Just ask Danica Roem. In 2017 she proudly acknowledged that she was trans and beat Bob Marshall and his homophobic campaign by running on better roads for fast-growing Prince William County. Roem cruised to reelection.

But the emotional backdrop of the last two years in the seat of the Confederacy is statues. In August 2017, white supremacists converged on Charlottesville to defend a 1924 statue of Robert E. Lee on horseback. Donald Trump defended the protestors – producing the low point of his popularity. Four month later, the House’s GOP bottled up bills that would have allowed localities to remove statues. It blocked Arlington from renaming Jefferson Davis Highway (Democratic Attorney General Mark Herring’s advisory opinion last spring circumvented the General Assembly).

Republicans in their 2018 Senate primary voted for a candidate who linked defenses of Trump and the statues as key planks in his unsuccessful campaign, continuing a string of statewide GOP losses dating to 2009. And in January, Senate Republicans still stopped to honor Lee – leading Lt.
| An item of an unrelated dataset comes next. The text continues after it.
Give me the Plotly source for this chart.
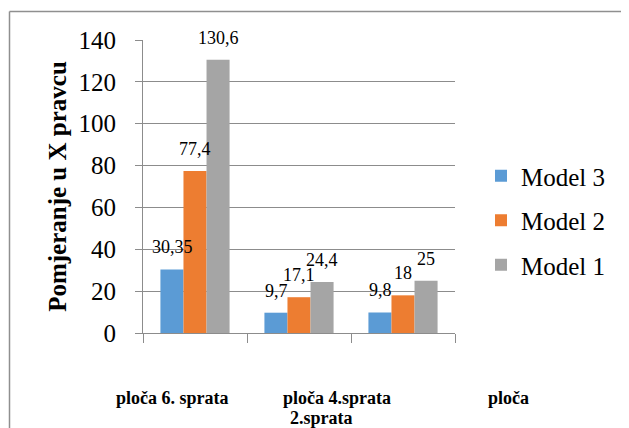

Gov. Justin Fairfax to sit down.

Conventional wisdom is that Virginia’s Democrats go to sleep in the third year following a presidential election, when all 40 Senate seats are at the top of the ballot. But the new party ranks are the “pussy hats” of Jan. 21, 2017, who didn’t go home after the largest protest in Washington in memory. They organized, ran for office, knocked on doors, posted signs, wrote checks. They held meetings, publicized issues, built networks of committed volunteers who turned from electioneering to lobbying the legislature back to electioneering. In January they’ll go back to Richmond to ensure that their issues are addressed. And after that, they’ll work for Trump’s defeat.

In the process, the Indivisibles and We of Action and Network NOVA and Moms Demand Action and scores of other spontaneously formed and rigorously maintained grassroots groups have accelerated the death of the Confederacy in the same state house that governed the Lost Cause. The outgoing GOP legislature was the remaining bulwark defending its symbols, like the statues of Davis and Lee on Richmond’s Monument Avenue.

Expect that one of the first bills Gov. Ralph Northam (himself the subject of a  “blackface” scandal 10 months ago) signs next winter will authorize localities to remove those statues. That page of our history is about to turn.